If you select the defaults and press Update and Display, your geometry dataset will now appear in your viewer panel, and an entry will appear in the Visualise panel.

Viewing Your Data

Once your dataset has been loaded, it will appear in your Data panel (as shown below).

Clicking on the dataset will open the attribute table as shown below. There are a few features that are worth pointing out when you open up the data table (shown below).

  • You can download the dataset straight away as either a comma-separated (.csv) or javascript open notation format (.json). Non-aggregated datasets and aggregated datasets that have been spatialised can also be downloaded here as shapefiles (.shp). The buttons to do this are shown in the red box above.
  • There is an option to view the columns either with their human-readable Titles (default) or the machine-readable Names.
  • You can sort your columns by clicking on the column name to sort it either Smallest ↔ Largest or A ↔ Z.
  • Additionally, you can see the metadata for the dataset by clicking on the Metadata button, shown in blue box above. This will open up a new window, containing a suite of information about the dataset, its format, its provenance etc. (shown below). You can learn more about it at the Metadata Record Guide.

Data Options

Once your data has been loaded into the Data panel there are some options available to you by clicking on the spanner icon to the right of the dataset. This will bring up a menu looking like the one below. Each of these options is explained further under the image.
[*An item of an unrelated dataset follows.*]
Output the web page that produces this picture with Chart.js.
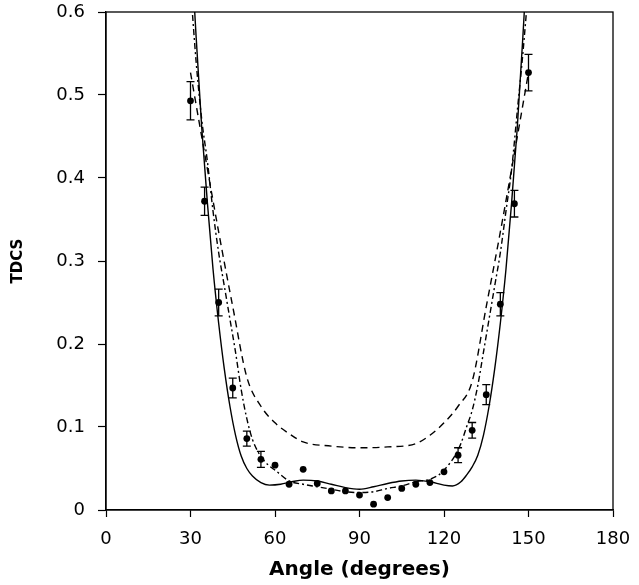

  • Open Attribute Table: This brings up the attribute table of the dataset allowing you to browse the data.
  • Rename Dataset: This allows you to provide your data with a new name. This may be important if you have similarly named datasets and wish to be able to distinguish between them.
  • Display on Map: Clicking this will display the dataset on the map. Note that this is not the same as producing a choropleth of the data – it simply brings up the geometries without distinguishing between areas based on values.
  • Zoom to Layer: This will allow you to zoom to the maximum geographic extent of your data in the portal view.
  • Place Bounding Box Here: This will open up the bounding box to have the same spatial extent as the dataset, allowing you to alter the boundaries of that box, and then shop for data in that spatial extent.
  • Edit Attribute Selection: This allows you to add in or subtract certain columns from your dataset, which you may have forgotten, or which you don’t need. This data is then re-retrieved from the data custodian.
  • Reload Dataset: This tool re-retrieves the data from its custodian. This may be important if the data have been updated since you last viewed them, or if you have previously had difficulty contacting and retrieving the data.
  • About this Dataset: This tool allows you to view the metadata associated with the data.
  • Download CSV: This exports the dataset as a Comma-Separated Value file.
  • Download JSON: Like above, this exports the data-set into a JSON structured file.
  • Spatialise Dataset: This will generate geometry for aggregated datasets.
  • Remove Dataset: Clicking this icon will allow you to remove your dataset from your project. It may be necessary to remove the dataset’s “participation” in other components of your project, for example, if you have the data mapped or in an interactive graph.

data citation list

The Download Data Citation List button in the Data pane allows you to obtain a complete list of data references that you can include in the bibliography list of your research.

By clicking the button, your list will automatically download as a .zip compressed folder, which will contain two separate files: a text file (.txt) and a Research Information System file (.ris) which you can easily import to your digital library.